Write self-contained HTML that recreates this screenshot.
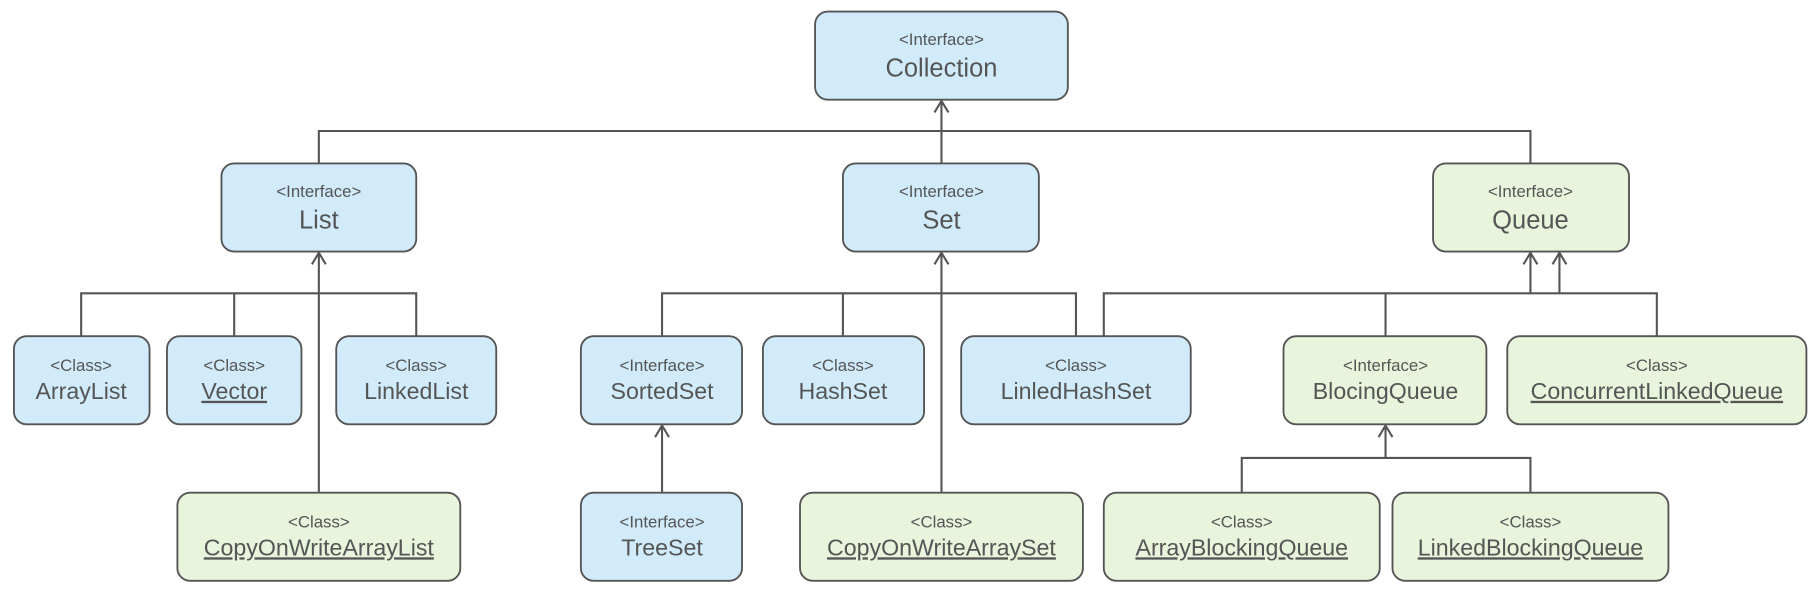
<!DOCTYPE html>
<html><head><meta charset="utf-8"><style>
html,body{margin:0;padding:0;background:#fff;}
svg{display:block;}
text{font-family:"Liberation Sans",sans-serif;fill:#555;text-anchor:middle;}
.s{font-size:14.5px}.b{font-size:22px}
.bl{fill:#d1ebfb;stroke:#555;stroke-width:1.6}
.gr{fill:#e8f4dc;stroke:#555;stroke-width:1.6}
.ln{stroke:#555;stroke-width:1.8;fill:none}
</style></head><body>
<svg width="1818" height="601" viewBox="0 0 1568 518.4" preserveAspectRatio="none">
<g class="ln">
<path d="M275 141V113H1320V141M812 141V87"/>
<path d="M806 97L812 87L818 97"/>
<path d="M70 290V253H359V290M202 253V290M275 425V218"/>
<path d="M269 228L275 218L281 228"/>
<path d="M571 290V253H928V290M727 253V290M812 425V218"/>
<path d="M806 228L812 218L818 228"/>
<path d="M571 425V367"/>
<path d="M565 377L571 367L577 377"/>
<path d="M952 290V253H1429V290M1195 253V290M1320 253V218M1345 253V218"/>
<path d="M1314 228L1320 218L1326 228M1339 228L1345 218L1351 228"/>
<path d="M1071 425V395H1320V425M1195 395V367"/>
<path d="M1189 377L1195 367L1201 377"/>
</g>
<rect class="bl" x="703" y="10" width="218" height="76" rx="11"/>
<text class="s" x="812" y="39">&lt;Interface&gt;</text><text class="b" x="812" y="66">Collection</text>
<rect class="bl" x="191" y="141" width="168" height="76" rx="11"/>
<text class="s" x="275" y="170">&lt;Interface&gt;</text><text class="b" x="275" y="197">List</text>
<rect class="bl" x="727" y="141" width="169" height="76" rx="11"/>
<text class="s" x="812" y="170">&lt;Interface&gt;</text><text class="b" x="812" y="197">Set</text>
<rect class="gr" x="1236" y="141" width="169" height="76" rx="11"/>
<text class="s" x="1320" y="170">&lt;Interface&gt;</text><text class="b" x="1320" y="197">Queue</text>

<rect class="bl" x="12" y="290" width="117" height="76" rx="11"/>
<text class="s" x="70" y="320">&lt;Class&gt;</text><text class="b" x="70" y="344" style="font-size:20px">ArrayList</text>
<rect class="bl" x="144" y="290" width="116" height="76" rx="11"/>
<text class="s" x="202" y="320">&lt;Class&gt;</text><text class="b" x="202" y="344" style="font-size:20px;text-decoration:underline">Vector</text>
<rect class="bl" x="290" y="290" width="138" height="76" rx="11"/>
<text class="s" x="359" y="320">&lt;Class&gt;</text><text class="b" x="359" y="344" style="font-size:20px">LinkedList</text>
<rect class="gr" x="153" y="425" width="244" height="76" rx="11"/>
<text class="s" x="275" y="455">&lt;Class&gt;</text><text class="b" x="275" y="479" style="font-size:20px;text-decoration:underline">CopyOnWriteArrayList</text>

<rect class="bl" x="501" y="290" width="139" height="76" rx="11"/>
<text class="s" x="571" y="320">&lt;Interface&gt;</text><text class="b" x="571" y="344" style="font-size:20px">SortedSet</text>
<rect class="bl" x="658" y="290" width="139" height="76" rx="11"/>
<text class="s" x="727" y="320">&lt;Class&gt;</text><text class="b" x="727" y="344" style="font-size:20px">HashSet</text>
<rect class="bl" x="829" y="290" width="198" height="76" rx="11"/>
<text class="s" x="928" y="320">&lt;Class&gt;</text><text class="b" x="928" y="344" style="font-size:20px">LinledHashSet</text>
<rect class="bl" x="501" y="425" width="139" height="76" rx="11"/>
<text class="s" x="571" y="455">&lt;Interface&gt;</text><text class="b" x="571" y="479" style="font-size:20px">TreeSet</text>
<rect class="gr" x="690" y="425" width="244" height="76" rx="11"/>
<text class="s" x="812" y="455">&lt;Class&gt;</text><text class="b" x="812" y="479" style="font-size:20px;text-decoration:underline">CopyOnWriteArraySet</text>

<rect class="gr" x="1107" y="290" width="175" height="76" rx="11"/>
<text class="s" x="1195" y="320">&lt;Interface&gt;</text><text class="b" x="1195" y="344" style="font-size:20px">BlocingQueue</text>
<rect class="gr" x="1300" y="290" width="258" height="76" rx="11"/>
<text class="s" x="1429" y="320">&lt;Class&gt;</text><text class="b" x="1429" y="344" style="font-size:20px;text-decoration:underline">ConcurrentLinkedQueue</text>
<rect class="gr" x="952" y="425" width="238" height="76" rx="11"/>
<text class="s" x="1071" y="455">&lt;Class&gt;</text><text class="b" x="1071" y="479" style="font-size:20px;text-decoration:underline">ArrayBlockingQueue</text>
<rect class="gr" x="1201" y="425" width="238" height="76" rx="11"/>
<text class="s" x="1320" y="455">&lt;Class&gt;</text><text class="b" x="1320" y="479" style="font-size:20px;text-decoration:underline">LinkedBlockingQueue</text>
</svg>
</body></html>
^^^^^^^^^^^^^^^^
Leave the pictures out and copy the rest of the data exactly.

Write self-contained HTML that recreates this screenshot.
<!DOCTYPE html>
<html><head><meta charset="utf-8"><style>
html,body{margin:0;padding:0;background:#fff;}
svg{display:block;}
text{font-family:"Liberation Sans",sans-serif;fill:#555;text-anchor:middle;}
.s{font-size:14.5px}.b{font-size:22px}
.bl{fill:#d1ebfb;stroke:#555;stroke-width:1.6}
.gr{fill:#e8f4dc;stroke:#555;stroke-width:1.6}
.ln{stroke:#555;stroke-width:1.8;fill:none}
</style></head><body>
<svg width="1818" height="601" viewBox="0 0 1568 518.4" preserveAspectRatio="none">
<g class="ln">
<path d="M275 141V113H1320V141M812 141V87"/>
<path d="M806 97L812 87L818 97"/>
<path d="M70 290V253H359V290M202 253V290M275 425V218"/>
<path d="M269 228L275 218L281 228"/>
<path d="M571 290V253H928V290M727 253V290M812 425V218"/>
<path d="M806 228L812 218L818 228"/>
<path d="M571 425V367"/>
<path d="M565 377L571 367L577 377"/>
<path d="M952 290V253H1429V290M1195 253V290M1320 253V218M1345 253V218"/>
<path d="M1314 228L1320 218L1326 228M1339 228L1345 218L1351 228"/>
<path d="M1071 425V395H1320V425M1195 395V367"/>
<path d="M1189 377L1195 367L1201 377"/>
</g>
<rect class="bl" x="703" y="10" width="218" height="76" rx="11"/>
<text class="s" x="812" y="39">&lt;Interface&gt;</text><text class="b" x="812" y="66">Collection</text>
<rect class="bl" x="191" y="141" width="168" height="76" rx="11"/>
<text class="s" x="275" y="170">&lt;Interface&gt;</text><text class="b" x="275" y="197">List</text>
<rect class="bl" x="727" y="141" width="169" height="76" rx="11"/>
<text class="s" x="812" y="170">&lt;Interface&gt;</text><text class="b" x="812" y="197">Set</text>
<rect class="gr" x="1236" y="141" width="169" height="76" rx="11"/>
<text class="s" x="1320" y="170">&lt;Interface&gt;</text><text class="b" x="1320" y="197">Queue</text>

<rect class="bl" x="12" y="290" width="117" height="76" rx="11"/>
<text class="s" x="70" y="320">&lt;Class&gt;</text><text class="b" x="70" y="344" style="font-size:20px">ArrayList</text>
<rect class="bl" x="144" y="290" width="116" height="76" rx="11"/>
<text class="s" x="202" y="320">&lt;Class&gt;</text><text class="b" x="202" y="344" style="font-size:20px;text-decoration:underline">Vector</text>
<rect class="bl" x="290" y="290" width="138" height="76" rx="11"/>
<text class="s" x="359" y="320">&lt;Class&gt;</text><text class="b" x="359" y="344" style="font-size:20px">LinkedList</text>
<rect class="gr" x="153" y="425" width="244" height="76" rx="11"/>
<text class="s" x="275" y="455">&lt;Class&gt;</text><text class="b" x="275" y="479" style="font-size:20px;text-decoration:underline">CopyOnWriteArrayList</text>

<rect class="bl" x="501" y="290" width="139" height="76" rx="11"/>
<text class="s" x="571" y="320">&lt;Interface&gt;</text><text class="b" x="571" y="344" style="font-size:20px">SortedSet</text>
<rect class="bl" x="658" y="290" width="139" height="76" rx="11"/>
<text class="s" x="727" y="320">&lt;Class&gt;</text><text class="b" x="727" y="344" style="font-size:20px">HashSet</text>
<rect class="bl" x="829" y="290" width="198" height="76" rx="11"/>
<text class="s" x="928" y="320">&lt;Class&gt;</text><text class="b" x="928" y="344" style="font-size:20px">LinledHashSet</text>
<rect class="bl" x="501" y="425" width="139" height="76" rx="11"/>
<text class="s" x="571" y="455">&lt;Interface&gt;</text><text class="b" x="571" y="479" style="font-size:20px">TreeSet</text>
<rect class="gr" x="690" y="425" width="244" height="76" rx="11"/>
<text class="s" x="812" y="455">&lt;Class&gt;</text><text class="b" x="812" y="479" style="font-size:20px;text-decoration:underline">CopyOnWriteArraySet</text>

<rect class="gr" x="1107" y="290" width="175" height="76" rx="11"/>
<text class="s" x="1195" y="320">&lt;Interface&gt;</text><text class="b" x="1195" y="344" style="font-size:20px">BlocingQueue</text>
<rect class="gr" x="1300" y="290" width="258" height="76" rx="11"/>
<text class="s" x="1429" y="320">&lt;Class&gt;</text><text class="b" x="1429" y="344" style="font-size:20px;text-decoration:underline">ConcurrentLinkedQueue</text>
<rect class="gr" x="952" y="425" width="238" height="76" rx="11"/>
<text class="s" x="1071" y="455">&lt;Class&gt;</text><text class="b" x="1071" y="479" style="font-size:20px;text-decoration:underline">ArrayBlockingQueue</text>
<rect class="gr" x="1201" y="425" width="238" height="76" rx="11"/>
<text class="s" x="1320" y="455">&lt;Class&gt;</text><text class="b" x="1320" y="479" style="font-size:20px;text-decoration:underline">LinkedBlockingQueue</text>
</svg>
</body></html>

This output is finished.